The Problem of Spring Bar Gap With Rolex Watches

rolex watch strap band bracelet

You may have noticed, you can’t just go on the Everest Bands website and order up a strap for your random modern Rolex. Instead, we have you start with identifying the specific watch on which you intend to mount the strap you purchase.

Why is that?

Well, it’s because the spring bar to case measurement, or gap, on almost every Rolex reference is unique. For example, an Everest rubber strap made for a submariner will fit any Sub from 1983 (16800) to today. But it won’t fit the no-date (a ray of hope for you 14060M owners out there, a rubber strap for that reference is in development).

We don’t know why Rolex has chosen to have different gaps for most of their lines. But it’s a pretty well documented situation. If you do a little searching on Google, you find numerous forum entries of guys complaining about NATO straps not fitting, or getting frayed when being installed.

Some folks resort to removing the spring bars, wrapping the watch head in the chosen NATO strap, and reinstalling the bars. One individual observed, “it … sort of defeats the purpose of being able to quickly and easily interchange NATO straps.”

Others claim, if the strap doesn’t fit fairly easily, it should not go on that watch. Still others resort to using curved or thinner, non-Rolex spring bars. And some guys have noticed spring bars come out warped after a couple of months of usage, when they were straight at installation. That’s a bit alarming!

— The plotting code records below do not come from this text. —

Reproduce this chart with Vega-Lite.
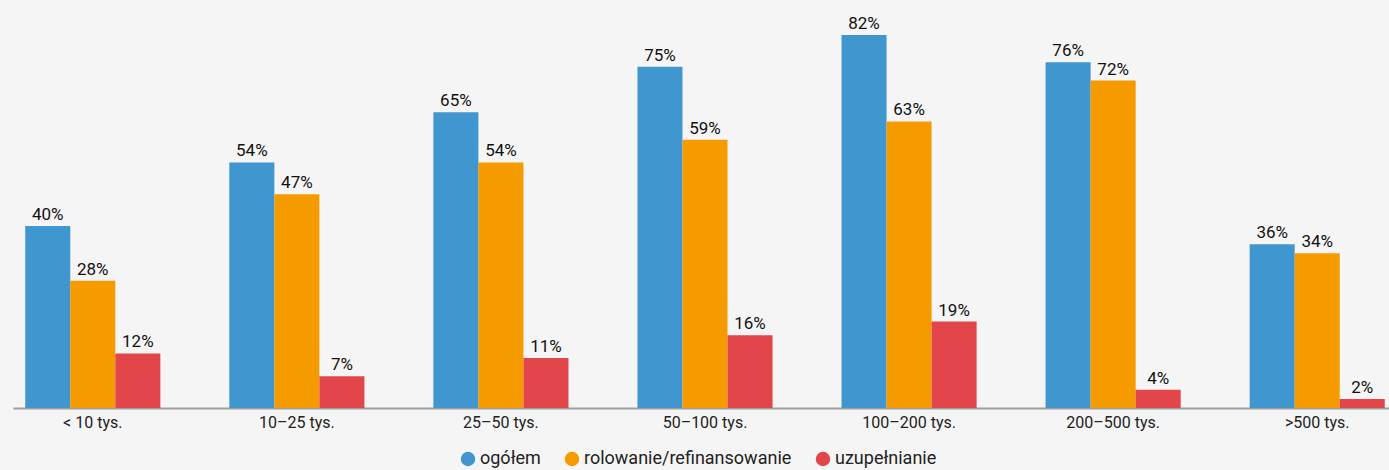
{
  "$schema": "https://vega.github.io/schema/vega-lite/v6.json",
  "autosize": "none",
  "width": 1384,
  "height": 408,
  "padding": {"left": 13, "top": 0, "right": 0, "bottom": 62},
  "background": "#f5f5f5",
  "config": {
    "view": {"stroke": null},
    "font": "Roboto",
    "axis": {"grid": false}
  },
  "data": {
    "values": [
      {"grupa": "< 10 tys.", "seria": "ogółem", "v": 40},
      {"grupa": "< 10 tys.", "seria": "rolowanie/refinansowanie", "v": 28},
      {"grupa": "< 10 tys.", "seria": "uzupełnianie", "v": 12},
      {"grupa": "10–25 tys.", "seria": "ogółem", "v": 54},
      {"grupa": "10–25 tys.", "seria": "rolowanie/refinansowanie", "v": 47},
      {"grupa": "10–25 tys.", "seria": "uzupełnianie", "v": 7},
      {"grupa": "25–50 tys.", "seria": "ogółem", "v": 65},
      {"grupa": "25–50 tys.", "seria": "rolowanie/refinansowanie", "v": 54},
      {"grupa": "25–50 tys.", "seria": "uzupełnianie", "v": 11},
      {"grupa": "50–100 tys.", "seria": "ogółem", "v": 75},
      {"grupa": "50–100 tys.", "seria": "rolowanie/refinansowanie", "v": 59},
      {"grupa": "50–100 tys.", "seria": "uzupełnianie", "v": 16},
      {"grupa": "100–200 tys.", "seria": "ogółem", "v": 82},
      {"grupa": "100–200 tys.", "seria": "rolowanie/refinansowanie", "v": 63},
      {"grupa": "100–200 tys.", "seria": "uzupełnianie", "v": 19},
      {"grupa": "200–500 tys.", "seria": "ogółem", "v": 76},
      {"grupa": "200–500 tys.", "seria": "rolowanie/refinansowanie", "v": 72},
      {"grupa": "200–500 tys.", "seria": "uzupełnianie", "v": 4},
      {"grupa": ">500 tys.", "seria": "ogółem", "v": 36},
      {"grupa": ">500 tys.", "seria": "rolowanie/refinansowanie", "v": 34},
      {"grupa": ">500 tys.", "seria": "uzupełnianie", "v": 2}
    ]
  },
  "encoding": {
    "x": {
      "field": "grupa", "type": "nominal", "sort": null, "title": null,
      "scale": {"paddingInner": 0.338, "paddingOuter": 0.06},
      "axis": {
        "labelAngle": 0, "ticks": false, "domainColor": "#a0a0a0", "domainWidth": 2,
        "labelFontSize": 16, "labelColor": "#222222", "labelPadding": 6, "labelFont": "Roboto"
      }
    },
    "xOffset": {
      "field": "seria", "type": "nominal", "sort": null,
      "scale": {"paddingInner": 0, "paddingOuter": 0}
    },
    "y": {
      "field": "v", "type": "quantitative", "title": null,
      "scale": {"domain": [0, 89.7], "nice": false},
      "axis": null
    }
  },
  "layer": [
    {
      "mark": {"type": "bar"},
      "encoding": {
        "color": {
          "field": "seria", "type": "nominal", "sort": null,
          "scale": {
            "domain": ["ogółem", "rolowanie/refinansowanie", "uzupełnianie"],
            "range": ["#4096cf", "#f59b00", "#e2464a"]
          },
          "legend": {
            "title": null, "orient": "none", "direction": "horizontal",
            "legendX": 446, "legendY": 450,
            "symbolType": "circle", "symbolSize": 210, "symbolOpacity": 1,
            "labelFontSize": 18, "labelColor": "#222222", "labelFont": "Roboto",
            "labelOffset": 3, "columnPadding": 22, "labelLimit": 400
          }
        }
      }
    },
    {
      "transform": [{"calculate": "datum.v + '%'", "as": "etykieta"}],
      "mark": {"type": "text", "baseline": "alphabetic", "dy": -6, "fontSize": 17, "color": "#111111", "font": "Roboto"},
      "encoding": {
        "text": {"field": "etykieta", "type": "nominal"},
        "detail": {"field": "seria"}
      }
    }
  ]
}
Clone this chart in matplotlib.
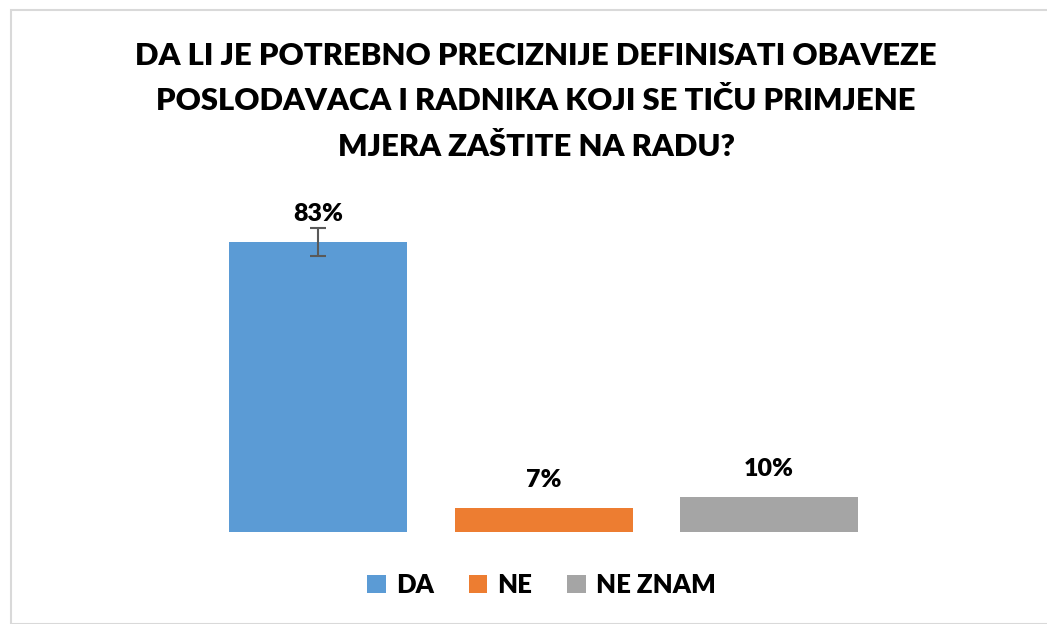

And there’s another extensive discussion happening in the forums about end links not fitting across references. This, of course, is effectively the same problem, manifesting for those who prefer bracelets to straps.

So that’s the current situation.

But this is not a new problem. In Everest’s product research, we’ve discovered no less than four different gap measurements on Datejust references produced since the 1970s.

The references 1601 and 1603 (pre-1979) have one gap. The 16013 and 16014, manufactured between 1980 and 1988, have another. The 16220 and 16223, produced between 1989 and 2005, have yet another gap measurement. And last, ref. 116223 has its own gap measurement.

And so you see the challenge a strap maker faces in designing, producing, and inventorying fitted straps for Rolex watches. And there’s nothing to do about it but to be aware that the situation exists.

Less than satisfying, we know… but at least now you know too.